The $q$-Schur category and polynomial tilting modules for quantum $GL_n$

TL;DR

This paper constructs the $q$-Schur category from quantum $GL_n$ coordinate algebras, explores its relation to $U_q\mathfrak{gl}_n$-web categories, and extends results to polynomial representations at roots of unity.

Contribution

It provides a new construction of the $q$-Schur category and establishes a detailed relationship with quantum web categories, including bases and extensions at roots of unity.

Findings

Explicit integral bases for morphism spaces in web categories

Extension of Cautis-Kamnitzer-Morrison theorem to roots of unity

Connection between $q$-Schur category and quantum $GL_n$ representations

Abstract

The $q$-Schur category is a $\mathbb{Z}[q,q^{-1}]$-linear monoidal category closely related to the $q$-Schur algebra.

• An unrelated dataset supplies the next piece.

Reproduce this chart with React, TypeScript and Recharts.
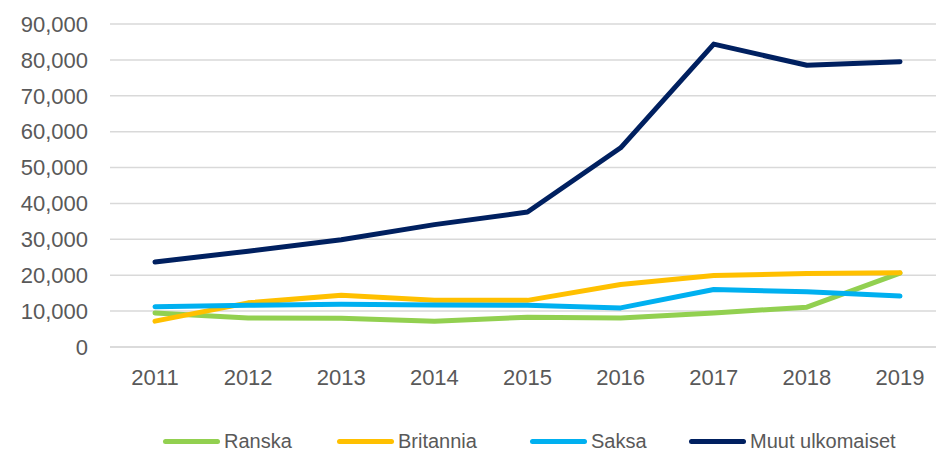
import React from "react";
import {
  CartesianGrid,
  Line,
  LineChart,
  XAxis,
  YAxis,
} from "recharts";

const years = ["2011", "2012", "2013", "2014", "2015", "2016", "2017", "2018", "2019"];
const ranska = [9500, 8100, 8000, 7200, 8300, 8100, 9500, 11100, 20600];
const britannia = [7200, 12300, 14400, 13000, 13000, 17400, 19900, 20500, 20700];
const saksa = [11200, 11600, 11900, 11700, 11600, 10900, 16000, 15400, 14200];
const muut = [23700, 26700, 29900, 34100, 37600, 55500, 84400, 78500, 79500];
const yTicks = [0, 10000, 20000, 30000, 40000, 50000, 60000, 70000, 80000, 90000];

const series = [
  { key: "ranska", name: "Ranska", color: "#92d050", w: 174 },
  { key: "britannia", name: "Britannia", color: "#ffc000", w: 193 },
  { key: "saksa", name: "Saksa", color: "#00b0f0", w: 159 },
  { key: "muut", name: "Muut ulkomaiset", color: "#002060", w: 240 },
];

const data = years.map((year, i) => ({
  year,
  ranska: ranska[i],
  britannia: britannia[i],
  saksa: saksa[i],
  muut: muut[i],
}));

const FONT = "'Liberation Sans', Arial, sans-serif";
const TEXT = "#595959";

// legend drawn outside the chart so it doesn't eat into the plot area
function ChartLegend() {
  return (
    <div
      style={{
        position: "absolute",
        left: 163,
        top: 431,
        height: 20,
        display: "flex",
        alignItems: "center",
        fontFamily: FONT,
        fontSize: 20,
        lineHeight: "20px",
        color: TEXT,
        whiteSpace: "nowrap",
      }}
    >
      {series.map((s) => (
        <div key={s.key} style={{ display: "flex", alignItems: "center", width: s.w }}>
          <span
            style={{
              display: "inline-block",
              width: 57,
              height: 5,
              borderRadius: 3,
              background: s.color,
              marginRight: 4,
            }}
          />
          <span>{s.name}</span>
        </div>
      ))}
    </div>
  );
}

export default function App() {
  return (
    <div style={{ position: "absolute", left: 0, top: 0, width: 936, height: 451, background: "#fff" }}>
      <LineChart
        width={936}
        height={451}
        data={data}
        margin={{ top: 24, right: 0, left: 0, bottom: 44 }}
      >
        <CartesianGrid vertical={false} stroke="#d9d9d9" strokeWidth={1.5} />
        <XAxis
          dataKey="year"
          padding={{ left: 45, right: 36 }}
          tickLine={false}
          axisLine={{ stroke: "#d9d9d9", strokeWidth: 1.5 }}
          tickMargin={16}
          height={60}
          tick={{ fontSize: 22, fill: TEXT, fontFamily: FONT }}
        />
        <YAxis
          width={110}
          domain={[0, 90000]}
          ticks={yTicks}
          interval={0}
          axisLine={false}
          tickLine={false}
          tickMargin={16}
          tick={{ fontSize: 22, fill: TEXT, fontFamily: FONT }}
          tickFormatter={(v: number) => v.toLocaleString("en-US")}
        />
        {series.map((s) => (
          <Line
            key={s.key}
            type="linear"
            dataKey={s.key}
            name={s.name}
            stroke={s.color}
            strokeWidth={5}
            strokeLinecap="round"
            strokeLinejoin="round"
            dot={false}
            activeDot={false}
            isAnimationActive={false}
          />
        ))}
      </LineChart>
      <ChartLegend />
    </div>
  );
}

We explain how to construct it from coordinate algebras of quantum $GL_n$ for all $n \geq 0$. Then we use Donkin's work on Ringel duality for $q$-Schur algebras to make precise the relationship between the $q$-Schur category and an integral form for the $U_q\mathfrak{gl}_n$-web category of Cautis, Kamnitzer and Morrison. We construct explicit integral bases for morphism spaces in the latter category, and extend the Cautis-Kamnitzer-Morrison theorem to polynomial representations of quantum $GL_n$ at a root of unity over a field of any characteristic.